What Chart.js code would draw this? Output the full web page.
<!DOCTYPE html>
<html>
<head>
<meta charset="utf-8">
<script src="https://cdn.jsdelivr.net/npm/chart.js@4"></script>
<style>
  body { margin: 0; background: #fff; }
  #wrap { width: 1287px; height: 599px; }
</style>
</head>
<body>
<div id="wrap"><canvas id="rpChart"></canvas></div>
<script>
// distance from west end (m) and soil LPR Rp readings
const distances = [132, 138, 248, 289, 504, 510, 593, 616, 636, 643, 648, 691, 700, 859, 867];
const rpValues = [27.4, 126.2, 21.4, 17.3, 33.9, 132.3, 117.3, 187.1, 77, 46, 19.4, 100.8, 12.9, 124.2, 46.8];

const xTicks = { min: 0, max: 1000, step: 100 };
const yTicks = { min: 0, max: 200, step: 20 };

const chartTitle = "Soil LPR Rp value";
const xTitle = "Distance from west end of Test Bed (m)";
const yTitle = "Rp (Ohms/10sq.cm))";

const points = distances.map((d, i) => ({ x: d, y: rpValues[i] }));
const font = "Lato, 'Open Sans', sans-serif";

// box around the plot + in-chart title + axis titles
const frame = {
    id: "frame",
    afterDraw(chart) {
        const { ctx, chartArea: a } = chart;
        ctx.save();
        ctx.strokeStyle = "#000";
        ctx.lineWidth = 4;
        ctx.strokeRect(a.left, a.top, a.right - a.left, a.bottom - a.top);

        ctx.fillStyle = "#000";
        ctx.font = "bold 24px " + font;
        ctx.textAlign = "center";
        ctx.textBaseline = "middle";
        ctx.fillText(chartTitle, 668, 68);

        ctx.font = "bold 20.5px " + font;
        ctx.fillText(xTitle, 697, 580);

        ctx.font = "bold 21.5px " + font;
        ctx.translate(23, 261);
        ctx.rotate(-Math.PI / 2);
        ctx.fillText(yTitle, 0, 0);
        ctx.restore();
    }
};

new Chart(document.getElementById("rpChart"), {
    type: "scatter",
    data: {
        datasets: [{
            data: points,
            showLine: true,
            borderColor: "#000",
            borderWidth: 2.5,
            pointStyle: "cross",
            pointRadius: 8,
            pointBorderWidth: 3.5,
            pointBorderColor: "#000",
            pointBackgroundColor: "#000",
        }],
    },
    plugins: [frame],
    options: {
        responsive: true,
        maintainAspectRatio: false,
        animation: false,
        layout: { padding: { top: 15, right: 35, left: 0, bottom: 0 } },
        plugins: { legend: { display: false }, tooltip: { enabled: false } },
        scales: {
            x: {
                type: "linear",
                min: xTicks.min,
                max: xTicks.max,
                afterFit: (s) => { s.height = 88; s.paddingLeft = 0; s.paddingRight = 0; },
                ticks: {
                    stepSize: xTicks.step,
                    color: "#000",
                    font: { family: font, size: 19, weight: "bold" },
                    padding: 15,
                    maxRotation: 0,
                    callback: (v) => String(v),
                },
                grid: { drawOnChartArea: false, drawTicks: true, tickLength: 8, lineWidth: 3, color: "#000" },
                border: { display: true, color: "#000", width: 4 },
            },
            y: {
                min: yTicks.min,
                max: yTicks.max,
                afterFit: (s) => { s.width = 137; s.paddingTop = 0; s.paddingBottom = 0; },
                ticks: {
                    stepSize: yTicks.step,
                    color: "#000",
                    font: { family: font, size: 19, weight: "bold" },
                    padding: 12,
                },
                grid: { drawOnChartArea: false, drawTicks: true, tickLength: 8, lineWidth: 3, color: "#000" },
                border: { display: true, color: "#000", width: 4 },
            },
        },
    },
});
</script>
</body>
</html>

..........

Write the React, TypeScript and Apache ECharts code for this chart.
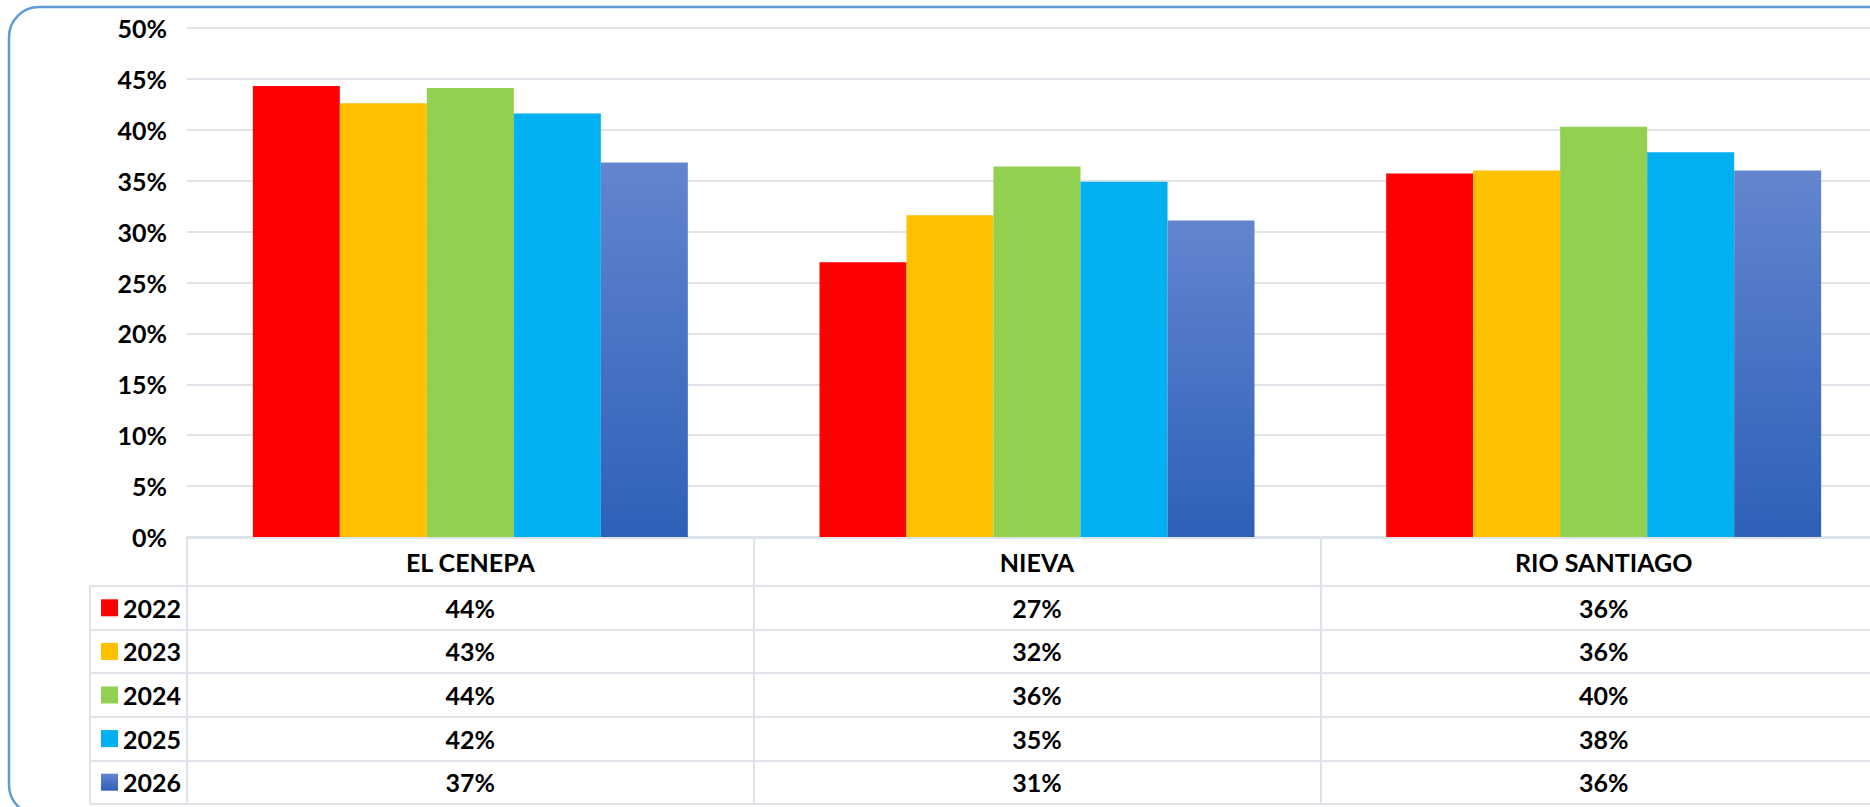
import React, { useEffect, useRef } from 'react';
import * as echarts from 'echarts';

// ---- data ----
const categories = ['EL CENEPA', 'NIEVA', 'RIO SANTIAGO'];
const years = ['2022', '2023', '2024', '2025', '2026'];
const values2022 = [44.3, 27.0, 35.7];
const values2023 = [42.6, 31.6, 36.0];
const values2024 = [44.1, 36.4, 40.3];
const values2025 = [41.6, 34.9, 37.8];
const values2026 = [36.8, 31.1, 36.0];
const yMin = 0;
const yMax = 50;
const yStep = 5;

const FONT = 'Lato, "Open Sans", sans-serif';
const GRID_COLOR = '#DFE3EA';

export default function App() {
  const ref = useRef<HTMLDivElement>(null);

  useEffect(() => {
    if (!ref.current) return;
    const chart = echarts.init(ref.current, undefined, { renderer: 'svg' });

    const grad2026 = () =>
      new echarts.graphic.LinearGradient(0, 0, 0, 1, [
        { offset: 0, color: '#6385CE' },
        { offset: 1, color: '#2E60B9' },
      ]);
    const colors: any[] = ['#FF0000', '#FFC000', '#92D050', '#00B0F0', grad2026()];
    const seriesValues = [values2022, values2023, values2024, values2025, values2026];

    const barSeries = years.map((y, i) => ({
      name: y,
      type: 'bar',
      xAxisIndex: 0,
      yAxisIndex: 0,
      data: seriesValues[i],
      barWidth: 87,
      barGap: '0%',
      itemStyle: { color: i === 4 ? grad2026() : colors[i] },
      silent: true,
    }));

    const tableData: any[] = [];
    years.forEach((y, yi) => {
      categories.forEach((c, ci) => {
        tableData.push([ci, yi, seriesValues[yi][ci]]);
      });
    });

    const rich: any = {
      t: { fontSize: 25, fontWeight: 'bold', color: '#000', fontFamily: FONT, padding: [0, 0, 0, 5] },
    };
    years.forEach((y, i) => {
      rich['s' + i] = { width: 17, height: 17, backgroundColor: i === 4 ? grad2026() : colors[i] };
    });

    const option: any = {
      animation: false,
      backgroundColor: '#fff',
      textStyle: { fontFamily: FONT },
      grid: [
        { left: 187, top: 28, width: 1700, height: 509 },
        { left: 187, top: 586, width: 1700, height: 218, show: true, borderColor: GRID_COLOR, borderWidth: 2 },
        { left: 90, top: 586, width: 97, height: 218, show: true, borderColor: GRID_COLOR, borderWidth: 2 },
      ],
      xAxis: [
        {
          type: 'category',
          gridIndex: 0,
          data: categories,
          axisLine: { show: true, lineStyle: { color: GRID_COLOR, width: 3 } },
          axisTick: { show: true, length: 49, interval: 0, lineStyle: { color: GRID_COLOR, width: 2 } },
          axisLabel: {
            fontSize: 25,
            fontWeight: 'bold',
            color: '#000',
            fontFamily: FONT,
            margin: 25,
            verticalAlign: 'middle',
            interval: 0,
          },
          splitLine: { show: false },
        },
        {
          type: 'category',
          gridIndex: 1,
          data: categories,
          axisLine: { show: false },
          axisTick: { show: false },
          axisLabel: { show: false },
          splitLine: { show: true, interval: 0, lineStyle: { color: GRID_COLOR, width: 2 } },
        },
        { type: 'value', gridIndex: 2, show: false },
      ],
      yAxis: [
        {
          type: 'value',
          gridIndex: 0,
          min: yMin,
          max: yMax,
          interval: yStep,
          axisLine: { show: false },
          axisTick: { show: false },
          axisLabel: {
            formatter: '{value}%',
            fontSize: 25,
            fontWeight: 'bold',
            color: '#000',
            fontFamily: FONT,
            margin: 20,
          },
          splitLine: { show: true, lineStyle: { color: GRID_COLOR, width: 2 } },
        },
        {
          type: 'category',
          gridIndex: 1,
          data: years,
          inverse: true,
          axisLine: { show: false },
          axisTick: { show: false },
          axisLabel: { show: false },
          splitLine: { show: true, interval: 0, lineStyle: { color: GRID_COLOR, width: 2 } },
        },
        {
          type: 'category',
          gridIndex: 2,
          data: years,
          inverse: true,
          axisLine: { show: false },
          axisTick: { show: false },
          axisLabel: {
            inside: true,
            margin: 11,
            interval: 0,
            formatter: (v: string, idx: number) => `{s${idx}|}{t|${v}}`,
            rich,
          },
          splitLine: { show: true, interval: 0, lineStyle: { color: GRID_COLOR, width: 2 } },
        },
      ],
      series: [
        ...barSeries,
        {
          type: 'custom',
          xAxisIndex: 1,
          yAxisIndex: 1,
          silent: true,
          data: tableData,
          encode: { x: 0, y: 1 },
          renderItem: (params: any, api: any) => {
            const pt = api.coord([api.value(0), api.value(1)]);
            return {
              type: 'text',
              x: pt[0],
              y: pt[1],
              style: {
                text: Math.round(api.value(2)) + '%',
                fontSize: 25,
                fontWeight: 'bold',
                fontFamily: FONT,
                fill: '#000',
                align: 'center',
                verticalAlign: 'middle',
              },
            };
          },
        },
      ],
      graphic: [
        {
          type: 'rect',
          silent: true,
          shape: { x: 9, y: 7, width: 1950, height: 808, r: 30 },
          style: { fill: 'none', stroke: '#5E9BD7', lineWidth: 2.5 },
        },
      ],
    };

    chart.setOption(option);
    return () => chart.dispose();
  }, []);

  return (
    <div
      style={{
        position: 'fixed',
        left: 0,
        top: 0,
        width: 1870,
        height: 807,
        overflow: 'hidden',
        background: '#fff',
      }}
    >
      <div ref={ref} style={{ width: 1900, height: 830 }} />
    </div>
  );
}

..........

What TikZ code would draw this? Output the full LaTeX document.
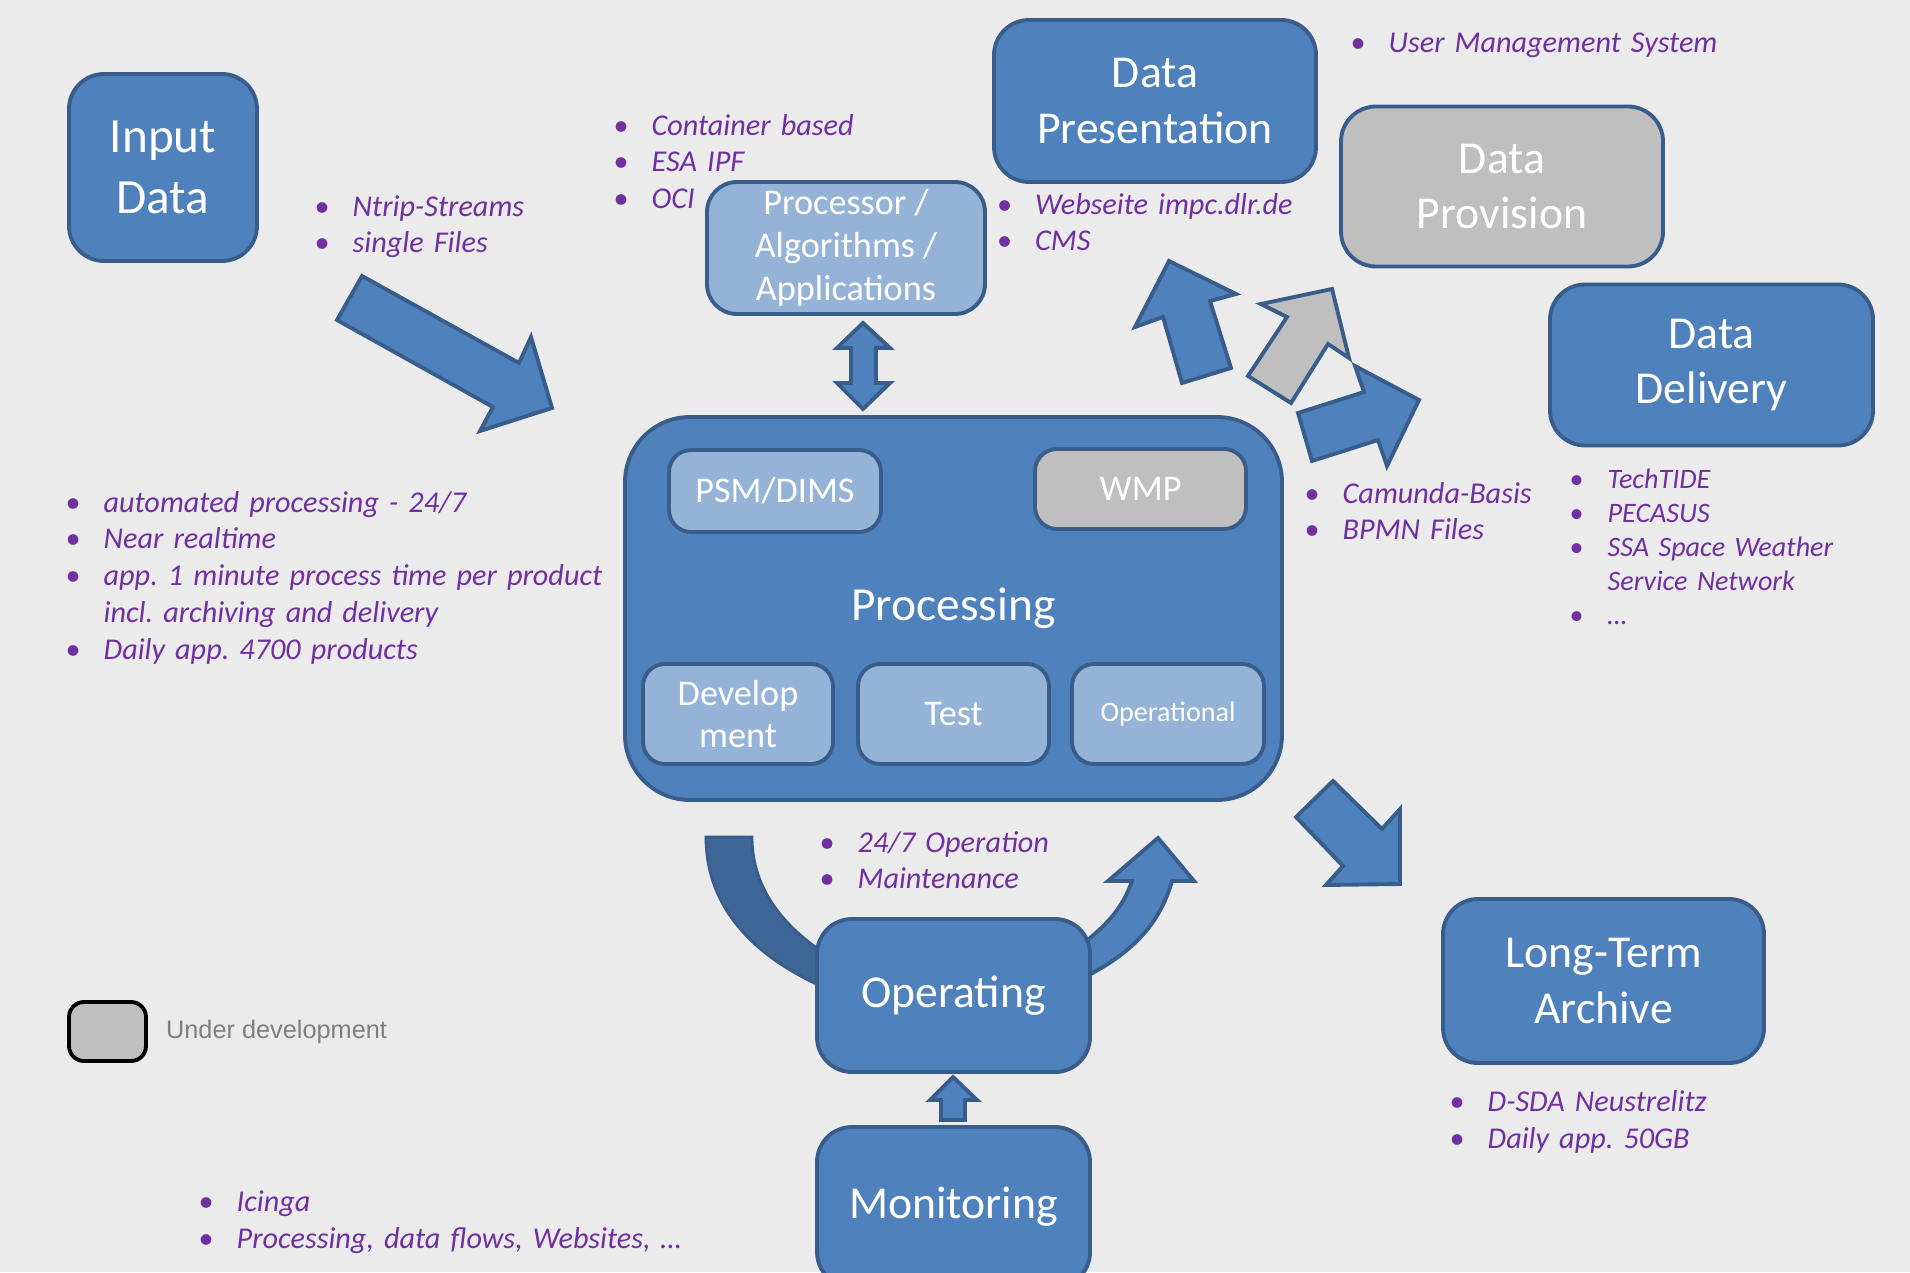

..........

• **PROBLEM**
Leave the pictures out, and transcribe exactly the lines above starting at the one that contains "Write the React, TypeScript" and ending at the one that contains "import * as echarts from 'echarts';".

• **TASK RESPONSE**
Write the React, TypeScript and Apache ECharts code for this chart.
import React, { useEffect, useRef } from 'react';
import * as echarts from 'echarts';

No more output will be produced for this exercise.